Last night a sextet of MA musicians presented a stylishly played program of music by Handel and Bach (the latter by the way of Pergolesi). The evening also marked the MA debut of British soprano Dame Emma Kirkby and at the same time introduced to Southern California a new performing venue: the AT&T Center Theatre.
The 500-seat auditorium was once a VIP screening room for films of United Artists when that company was owned by Transamerica Corporation (the office tower in which it is housed was the home of Occidental Life and other subsidiaries of the conglomerate better known for its pyramid-shaped headquarters in San Francisco). Photos of old United Artist theaters are in the performing hall’s entryway.
In the early 1980's, recounts KUSC host Gail Eichenthal, Sheila Tepper created the Dame Myra Hess Concerts in this hall, which aired live on KUSC Wednesdays at noon. Topper showcased up and coming young instrumentalists; the audience consisted largely of office workers.
In 2010, KUSC joined several USC departments that now occupy the office and eventually convinced the building’s owners to make some acoustical renovations (most importantly the addition of a shell) that would turn the auditorium a viable concert hall. Last night was the first performance since those alterations; KUSC hosted the evening.
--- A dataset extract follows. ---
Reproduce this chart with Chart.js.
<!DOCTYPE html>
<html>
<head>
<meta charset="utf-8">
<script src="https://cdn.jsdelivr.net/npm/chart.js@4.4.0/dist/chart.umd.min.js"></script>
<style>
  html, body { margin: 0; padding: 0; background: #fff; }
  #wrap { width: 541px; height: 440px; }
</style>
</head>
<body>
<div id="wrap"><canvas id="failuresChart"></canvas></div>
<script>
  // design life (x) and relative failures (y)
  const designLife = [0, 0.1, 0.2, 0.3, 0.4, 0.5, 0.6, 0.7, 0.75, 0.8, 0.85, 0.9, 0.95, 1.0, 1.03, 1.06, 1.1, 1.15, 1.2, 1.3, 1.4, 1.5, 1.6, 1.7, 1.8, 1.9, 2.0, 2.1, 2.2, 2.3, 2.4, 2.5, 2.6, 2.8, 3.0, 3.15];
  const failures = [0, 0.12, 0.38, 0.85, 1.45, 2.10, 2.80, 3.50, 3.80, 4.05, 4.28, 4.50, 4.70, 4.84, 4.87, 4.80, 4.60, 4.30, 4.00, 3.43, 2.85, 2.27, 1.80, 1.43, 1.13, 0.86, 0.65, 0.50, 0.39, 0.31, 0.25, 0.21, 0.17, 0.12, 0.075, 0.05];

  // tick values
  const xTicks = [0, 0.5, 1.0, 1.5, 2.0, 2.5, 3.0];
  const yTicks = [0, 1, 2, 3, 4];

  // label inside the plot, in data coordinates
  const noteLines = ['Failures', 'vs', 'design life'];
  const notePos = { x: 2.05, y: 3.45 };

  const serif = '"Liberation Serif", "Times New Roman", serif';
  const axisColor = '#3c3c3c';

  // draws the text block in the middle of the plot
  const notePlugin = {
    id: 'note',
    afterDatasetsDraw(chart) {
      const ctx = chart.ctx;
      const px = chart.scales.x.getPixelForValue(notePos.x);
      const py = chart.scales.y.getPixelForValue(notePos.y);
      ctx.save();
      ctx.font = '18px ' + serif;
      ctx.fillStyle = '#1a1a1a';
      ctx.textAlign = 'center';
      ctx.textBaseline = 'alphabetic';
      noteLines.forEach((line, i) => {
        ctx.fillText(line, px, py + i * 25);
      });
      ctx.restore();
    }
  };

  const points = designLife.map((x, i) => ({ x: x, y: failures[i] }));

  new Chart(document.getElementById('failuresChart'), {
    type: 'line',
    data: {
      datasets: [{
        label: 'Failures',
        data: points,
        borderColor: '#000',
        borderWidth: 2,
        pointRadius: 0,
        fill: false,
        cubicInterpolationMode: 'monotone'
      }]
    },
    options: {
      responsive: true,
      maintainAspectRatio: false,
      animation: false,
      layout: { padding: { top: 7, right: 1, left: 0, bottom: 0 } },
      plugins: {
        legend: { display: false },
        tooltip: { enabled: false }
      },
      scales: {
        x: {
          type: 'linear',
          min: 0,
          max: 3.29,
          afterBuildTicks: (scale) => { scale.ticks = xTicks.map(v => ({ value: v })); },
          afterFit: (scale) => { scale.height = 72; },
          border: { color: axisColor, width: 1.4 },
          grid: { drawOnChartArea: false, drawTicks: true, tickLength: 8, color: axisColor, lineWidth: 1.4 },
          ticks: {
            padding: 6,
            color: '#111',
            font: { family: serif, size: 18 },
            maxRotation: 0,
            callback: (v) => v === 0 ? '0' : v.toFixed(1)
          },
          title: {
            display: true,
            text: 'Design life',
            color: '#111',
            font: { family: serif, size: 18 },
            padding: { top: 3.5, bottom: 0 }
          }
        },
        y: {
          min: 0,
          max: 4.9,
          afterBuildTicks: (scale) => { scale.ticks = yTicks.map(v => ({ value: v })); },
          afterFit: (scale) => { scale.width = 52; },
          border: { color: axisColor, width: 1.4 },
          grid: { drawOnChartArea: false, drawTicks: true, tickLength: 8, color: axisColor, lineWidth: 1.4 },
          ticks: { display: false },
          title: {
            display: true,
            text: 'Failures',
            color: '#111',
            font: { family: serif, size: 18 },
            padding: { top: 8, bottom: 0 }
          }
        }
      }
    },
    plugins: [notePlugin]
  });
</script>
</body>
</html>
From seats in the middle of the hall for the first half and the back of the hall for the second, the sound carried well (carpet on the floor does dampen the resonance). Kirkby, countertenor Daniel Taylor and six accompanying instrumentalists were clearly heard throughout the performance.
Both Kirkby, who was made a Dame Commander of the Order of the British Empire in 2007 and received the Queen’s Medal for Music last June, and Taylor, who made his MA debut last year after a significant list of credits in England, have long and distinguished careers in the field of early music and they affirmed those credentials last night.
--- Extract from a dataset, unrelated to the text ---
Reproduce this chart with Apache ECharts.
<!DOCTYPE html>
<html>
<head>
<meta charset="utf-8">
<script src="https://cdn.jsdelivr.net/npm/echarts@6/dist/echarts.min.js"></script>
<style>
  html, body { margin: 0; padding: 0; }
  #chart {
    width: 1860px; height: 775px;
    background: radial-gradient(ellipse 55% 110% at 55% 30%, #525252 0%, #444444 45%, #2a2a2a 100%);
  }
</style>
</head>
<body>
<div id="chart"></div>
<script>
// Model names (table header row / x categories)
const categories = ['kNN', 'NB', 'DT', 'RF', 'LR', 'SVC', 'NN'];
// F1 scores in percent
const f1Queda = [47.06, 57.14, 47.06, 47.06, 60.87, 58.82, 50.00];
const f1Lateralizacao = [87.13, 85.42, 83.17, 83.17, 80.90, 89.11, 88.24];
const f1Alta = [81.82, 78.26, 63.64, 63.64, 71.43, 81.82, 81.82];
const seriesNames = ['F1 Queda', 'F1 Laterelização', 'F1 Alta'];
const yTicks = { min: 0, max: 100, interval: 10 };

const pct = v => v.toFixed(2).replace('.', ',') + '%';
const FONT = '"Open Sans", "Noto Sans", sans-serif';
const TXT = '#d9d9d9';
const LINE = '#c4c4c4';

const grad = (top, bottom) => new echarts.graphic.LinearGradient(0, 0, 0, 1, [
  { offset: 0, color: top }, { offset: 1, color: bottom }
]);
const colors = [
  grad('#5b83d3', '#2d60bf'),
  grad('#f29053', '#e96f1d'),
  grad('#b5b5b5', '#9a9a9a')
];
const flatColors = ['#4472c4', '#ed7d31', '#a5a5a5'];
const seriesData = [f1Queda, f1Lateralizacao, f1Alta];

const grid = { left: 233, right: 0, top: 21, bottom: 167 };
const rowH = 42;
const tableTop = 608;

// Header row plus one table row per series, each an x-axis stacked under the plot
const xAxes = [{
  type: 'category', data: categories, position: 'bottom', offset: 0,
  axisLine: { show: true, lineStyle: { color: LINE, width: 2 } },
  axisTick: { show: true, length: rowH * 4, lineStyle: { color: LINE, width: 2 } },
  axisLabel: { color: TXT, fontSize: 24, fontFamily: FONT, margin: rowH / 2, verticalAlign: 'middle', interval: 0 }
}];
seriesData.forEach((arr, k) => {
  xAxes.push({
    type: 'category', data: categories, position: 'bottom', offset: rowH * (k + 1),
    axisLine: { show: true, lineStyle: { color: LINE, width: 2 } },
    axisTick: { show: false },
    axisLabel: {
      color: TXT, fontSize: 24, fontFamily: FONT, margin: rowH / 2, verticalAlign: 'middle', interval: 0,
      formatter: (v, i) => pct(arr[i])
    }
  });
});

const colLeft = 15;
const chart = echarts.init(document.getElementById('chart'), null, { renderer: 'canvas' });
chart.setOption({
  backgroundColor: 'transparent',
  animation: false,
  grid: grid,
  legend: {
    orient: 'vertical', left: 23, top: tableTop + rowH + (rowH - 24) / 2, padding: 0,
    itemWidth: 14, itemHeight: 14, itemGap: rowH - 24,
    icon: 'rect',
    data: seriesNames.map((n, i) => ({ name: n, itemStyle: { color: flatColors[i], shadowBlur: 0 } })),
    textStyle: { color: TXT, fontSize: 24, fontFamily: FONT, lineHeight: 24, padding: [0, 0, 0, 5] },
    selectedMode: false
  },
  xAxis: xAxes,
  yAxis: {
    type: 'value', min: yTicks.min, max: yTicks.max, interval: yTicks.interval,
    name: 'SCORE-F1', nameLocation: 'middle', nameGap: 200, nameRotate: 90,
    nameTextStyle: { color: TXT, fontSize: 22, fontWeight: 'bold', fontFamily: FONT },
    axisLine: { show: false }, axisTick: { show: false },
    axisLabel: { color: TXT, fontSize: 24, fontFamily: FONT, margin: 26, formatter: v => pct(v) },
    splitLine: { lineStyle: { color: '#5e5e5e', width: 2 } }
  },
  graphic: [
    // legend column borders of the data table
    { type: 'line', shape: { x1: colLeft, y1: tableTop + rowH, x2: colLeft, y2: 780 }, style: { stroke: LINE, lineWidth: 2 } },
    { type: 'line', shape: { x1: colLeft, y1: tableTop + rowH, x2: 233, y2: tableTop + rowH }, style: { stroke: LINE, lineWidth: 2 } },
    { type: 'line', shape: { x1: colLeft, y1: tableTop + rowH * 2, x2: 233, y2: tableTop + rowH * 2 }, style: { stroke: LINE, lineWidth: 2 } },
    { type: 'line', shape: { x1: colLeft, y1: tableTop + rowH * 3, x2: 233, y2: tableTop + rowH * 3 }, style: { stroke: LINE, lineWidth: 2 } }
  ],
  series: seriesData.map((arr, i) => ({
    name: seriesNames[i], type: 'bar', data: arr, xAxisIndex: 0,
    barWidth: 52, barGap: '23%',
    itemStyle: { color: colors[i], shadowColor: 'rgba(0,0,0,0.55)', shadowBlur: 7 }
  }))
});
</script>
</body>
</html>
The first half featured arias and duets from Handel’s Alceste, Solomon and Judas Maccabeus. Kirkby delivered clean, nicely oramented lines and Taylor blended skillfully during his contributions. Music Director Martin Hasselböck on harpsichord led a sextet of instrumentalists — Ila Korol and Cynthia Roberts, violins; Robert Diggins, viola; Ezra Seltzer, violoncello; and Curtis Daily, bass — that accompanied the singers sensitively and, on their own, offered spritely performances of Handel’s Concerto Grosso in B-flat major, Op. 6, No. 7, HWV 325, and Trio Sonata in G major, Op. 2, No. 6, HWB 391.
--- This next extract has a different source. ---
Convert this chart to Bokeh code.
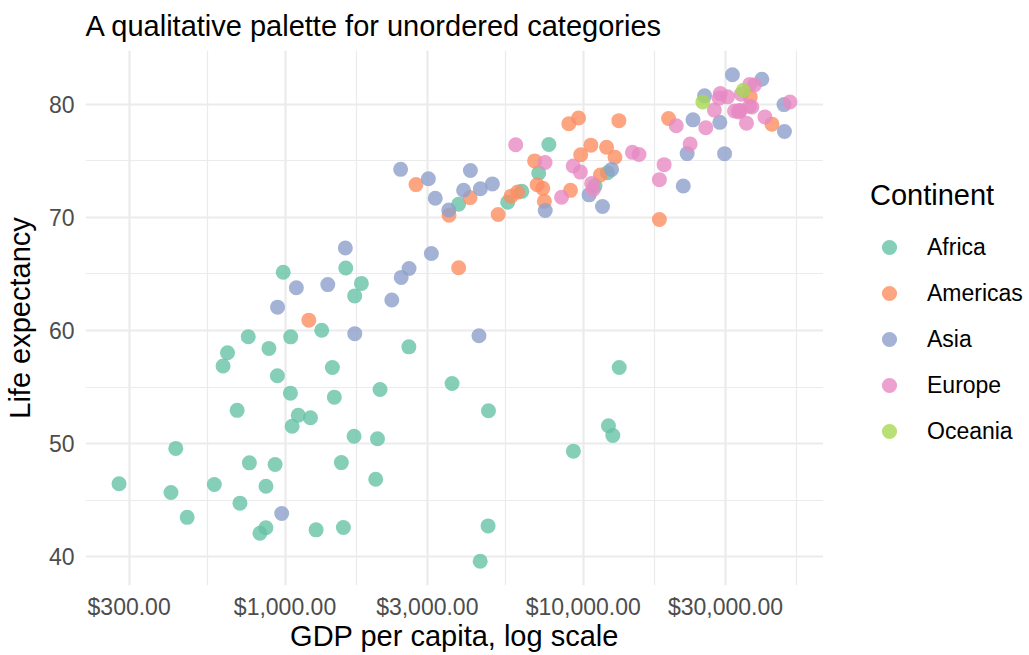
import math
from bokeh.plotting import figure
from bokeh.layouts import row
from bokeh.models import (Range1d, FixedTicker, NumeralTickFormatter, Legend,
                          LegendItem)
from bokeh.embed import file_html
from bokeh.resources import INLINE

# ---------------- data (gapminder, 2007) ----------------
continents = ["Africa", "Americas", "Asia", "Europe", "Oceania"]
palette = ["#66C2A5", "#FC8D62", "#8DA0CB", "#E78AC3", "#A6D854"]

africa_gdp = [6223.37, 4797.23, 1441.28, 12569.85, 1217.03, 430.07, 2042.10, 706.02,
              1704.06, 986.15, 277.55, 3632.56, 1544.75, 2082.48, 5581.18, 12154.09,
              641.37, 690.81, 13206.48, 752.75, 1327.61, 942.65, 579.23, 1463.25,
              1569.33, 414.51, 12057.50, 1044.77, 759.35, 1042.58, 1803.15, 10956.99,
              3820.18, 823.69, 4811.06, 619.68, 2013.98, 7670.12, 863.09, 1598.44,
              1712.47, 862.54, 926.14, 9269.66, 2602.39, 4513.48, 1107.48, 882.97,
              7092.92, 1056.38, 1271.21, 469.71]
africa_life = [72.301, 42.731, 56.728, 50.728, 52.295, 49.580, 50.430, 44.741,
               50.651, 65.152, 46.462, 55.322, 48.328, 54.791, 71.338, 51.579,
               58.040, 52.947, 56.735, 59.448, 60.022, 56.007, 46.388, 54.110,
               42.592, 45.678, 73.952, 59.443, 48.303, 54.467, 64.164, 72.801,
               71.164, 42.082, 52.906, 56.867, 46.859, 76.442, 46.242, 65.528,
               63.062, 42.568, 48.159, 49.339, 58.556, 39.613, 52.517, 58.420,
               73.923, 51.542, 42.384, 43.487]

americas_gdp = [12779.38, 3822.14, 9065.80, 36319.24, 13171.64, 7006.58, 9645.06,
                8948.10, 6025.37, 6873.26, 5728.35, 5186.05, 1201.64, 3548.33,
                7320.88, 11977.57, 2749.32, 9809.19, 4172.84, 7408.91, 19328.71,
                18008.94, 42951.65, 10611.46, 11415.81]
americas_life = [75.320, 65.554, 72.390, 80.653, 78.553, 72.889, 78.782, 78.273,
                 72.235, 74.994, 71.878, 70.259, 60.916, 70.198, 72.567, 76.195,
                 72.899, 75.537, 71.752, 71.421, 78.746, 69.819, 78.242, 76.384,
                 73.747]

asia_gdp = [974.58, 29796.05, 1391.25, 1713.78, 4959.11, 39724.98, 2452.21, 3540.65,
            11605.71, 4471.06, 25523.28, 31656.07, 4519.46, 1593.07, 23348.14,
            47306.99, 10461.06, 12451.66, 3095.77, 944.00, 1091.36, 22316.19,
            2605.95, 3190.48, 21654.83, 47143.18, 3970.10, 4184.55, 28718.28,
            7458.40, 2441.58, 3025.35, 2280.77]
asia_life = [43.828, 75.635, 64.062, 59.723, 72.961, 82.208, 64.698, 70.650,
             70.964, 59.545, 80.745, 82.603, 72.535, 67.297, 78.623, 77.588,
             71.993, 74.241, 66.803, 62.069, 63.785, 75.640, 65.483, 71.688,
             72.777, 79.972, 72.396, 74.143, 78.400, 70.616, 74.249, 73.422,
             62.698]

europe_gdp = [5937.03, 36126.49, 33692.61, 7446.30, 10680.79, 14619.22, 22833.31,
              35278.42, 33207.08, 30470.02, 32170.37, 27538.41, 18008.51, 36180.79,
              40676.00, 28569.72, 9253.90, 36797.93, 49357.19, 15389.92, 20509.65,
              10808.48, 9786.53, 18678.31, 25768.26, 28821.06, 33859.75, 37506.42,
              8458.28, 33203.26]
europe_life = [76.423, 79.829, 79.441, 74.852, 73.005, 75.748, 76.486, 78.332,
               79.313, 80.657, 79.406, 79.483, 73.338, 81.757, 78.885, 80.546,
               74.543, 79.762, 80.196, 75.563, 78.098, 72.476, 74.002, 74.663,
               77.926, 80.941, 80.884, 81.701, 71.777, 79.425]

oceania_gdp = [34435.37, 25185.01]
oceania_life = [81.235, 80.204]

x_breaks = [300, 1000, 3000, 10000, 30000]
y_breaks = [40, 50, 60, 70, 80]

title_text = "A qualitative palette for unordered categories"
x_title = "GDP per capita, log scale"
y_title = "Life expectancy"
legend_title = "Continent"

series = [(africa_gdp, africa_life), (americas_gdp, americas_life),
          (asia_gdp, asia_life), (europe_gdp, europe_life),
          (oceania_gdp, oceania_life)]

# ---------------- scales (ggplot-like 5% expansion) ----------------
all_gdp = [g for s in series for g in s[0]]
all_life = [v for s in series for v in s[1]]
lx0, lx1 = math.log10(min(all_gdp)), math.log10(max(all_gdp))
ex = (lx1 - lx0) * 0.05
y0, y1 = min(all_life), max(all_life)
ey = (y1 - y0) * 0.05
x_lo, x_hi = 10 ** (lx0 - ex), 10 ** (lx1 + ex)
y_lo, y_hi = y0 - ey, y1 + ey

def minor_breaks(br):
    ext = [br[0] - (br[1] - br[0])] + list(br) + [br[-1] + (br[-1] - br[-2])]
    return [(a + b) / 2 for a, b in zip(ext[:-1], ext[1:])]

lb = [math.log10(b) for b in x_breaks]
x_minor = [10 ** m for m in minor_breaks(lb) if lx0 - ex <= m <= lx1 + ex]
y_minor = [m for m in minor_breaks(y_breaks) if y_lo <= m <= y_hi]

FONT = "Liberation Sans"
W, H = 1029, 655
LEG_W = 206

p = figure(width=W - LEG_W, height=H, x_axis_type="log",
           x_range=Range1d(x_lo, x_hi), y_range=Range1d(y_lo, y_hi),
           output_backend="svg", toolbar_location=None,
           min_border_left=85, min_border_right=0, min_border_top=50,
           min_border_bottom=70)
p.outline_line_color = None
p.background_fill_color = "white"
p.border_fill_color = "white"

xa, ya = p.below[0], p.left[0]

p.title.text = title_text
p.title.text_font = FONT
p.title.text_font_size = "29px"
p.title.text_font_style = "normal"
p.title.text_color = "black"
p.title.align = "left"
p.title.vertical_align = "top"
p.title.standoff = 14

xa.ticker = FixedTicker(ticks=x_breaks, minor_ticks=x_minor)
ya.ticker = FixedTicker(ticks=y_breaks, minor_ticks=y_minor)
xa.formatter = NumeralTickFormatter(format="$0,0.00")

for ax in (xa, ya):
    ax.axis_line_color = None
    ax.major_tick_line_color = None
    ax.minor_tick_line_color = None
    ax.major_tick_out = 0
    ax.major_tick_in = 0
    ax.minor_tick_out = 0
    ax.minor_tick_in = 0
    ax.major_label_text_font = FONT
    ax.major_label_text_font_size = "23px"
    ax.major_label_text_color = "#4D4D4D"
    ax.axis_label_text_font = FONT
    ax.axis_label_text_font_size = "29px"
    ax.axis_label_text_font_style = "normal"
    ax.axis_label_text_color = "black"

xa.axis_label = x_title
ya.axis_label = y_title
xa.major_label_standoff = 8
xa.axis_label_standoff = -3
ya.major_label_standoff = 11
ya.axis_label_standoff = 10

for g in (p.xgrid, p.ygrid):
    g.grid_line_color = "#EBEBEB"
    g.grid_line_width = 2.2
    g.minor_grid_line_color = "#EBEBEB"
    g.minor_grid_line_width = 1.2

for name, col, (gx, gy) in zip(continents, palette, series):
    p.scatter(gx, gy, size=15, fill_color=col, fill_alpha=0.8, line_color=None)

# ---------------- legend panel (to the right of the plot) ----------------
# its frame only spans the unit square, so the copies of the data fall
# outside it; they exist only so each legend entry has its glyph.
lp = figure(width=LEG_W, height=H, x_range=(0, 1), y_range=(0, 1),
            output_backend="svg", toolbar_location=None,
            x_axis_location=None, y_axis_location=None,
            min_border_left=0, min_border_right=0, min_border_top=0,
            min_border_bottom=0)
lp.outline_line_color = None
lp.grid.visible = False
lp.background_fill_color = "white"
lp.border_fill_color = "white"

items = []
for name, col, (gx, gy) in zip(continents, palette, series):
    r = lp.scatter(gx, gy, size=15, fill_color=col, fill_alpha=0.8,
                   line_color=None)
    items.append(LegendItem(label=name, renderers=[r]))

legend = Legend(items=items, location=(47, 135), title=legend_title,
                title_text_font=FONT, title_text_font_size="29px",
                title_text_font_style="normal", title_text_color="black",
                label_text_font=FONT, label_text_font_size="23px",
                label_text_color="black",
                glyph_width=38, glyph_height=38, spacing=8, padding=0,
                label_standoff=19, title_standoff=16, margin=0,
                border_line_color=None, background_fill_alpha=0)
lp.add_layout(legend, "center")

layout = row(p, lp, spacing=0)
open("out.html", "w").write(file_html(layout, INLINE))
After intermission, the entire ensemble presented Pergolesi’s Stabat Mater — except that it wasn’t. Instead, Hasselböck used the version that Johann Sebastian Bach refashioned near the end of his life. A Stabat Mater being a no-go at Bach’s German Lutheran church, he grafted a paraphrase of Psalm 51 onto Pergolesi’s music, which Bach reordered to suit the new text and added a new viola part to the score, among other changes.
The resulting work (37 minutes last night) maintained the Stabat Mater’s format of 20 couplets but Bach placed them into several larger sections that were sumptuously sung by Kirkby and Taylor. Each of the singers got two solo portions and the others were duets. Having warmed up and discovered some of the intricacies of the new hall, Kirkby and Taylor both conveyed the texts expressively and sang with delicate point and florid ornamentation. The ensemble (with Hasselböck playing a positiv organ), again accompanied sensitively.
The group encored with a poignant rendition of a duet from the second act of Handel’s Theodora.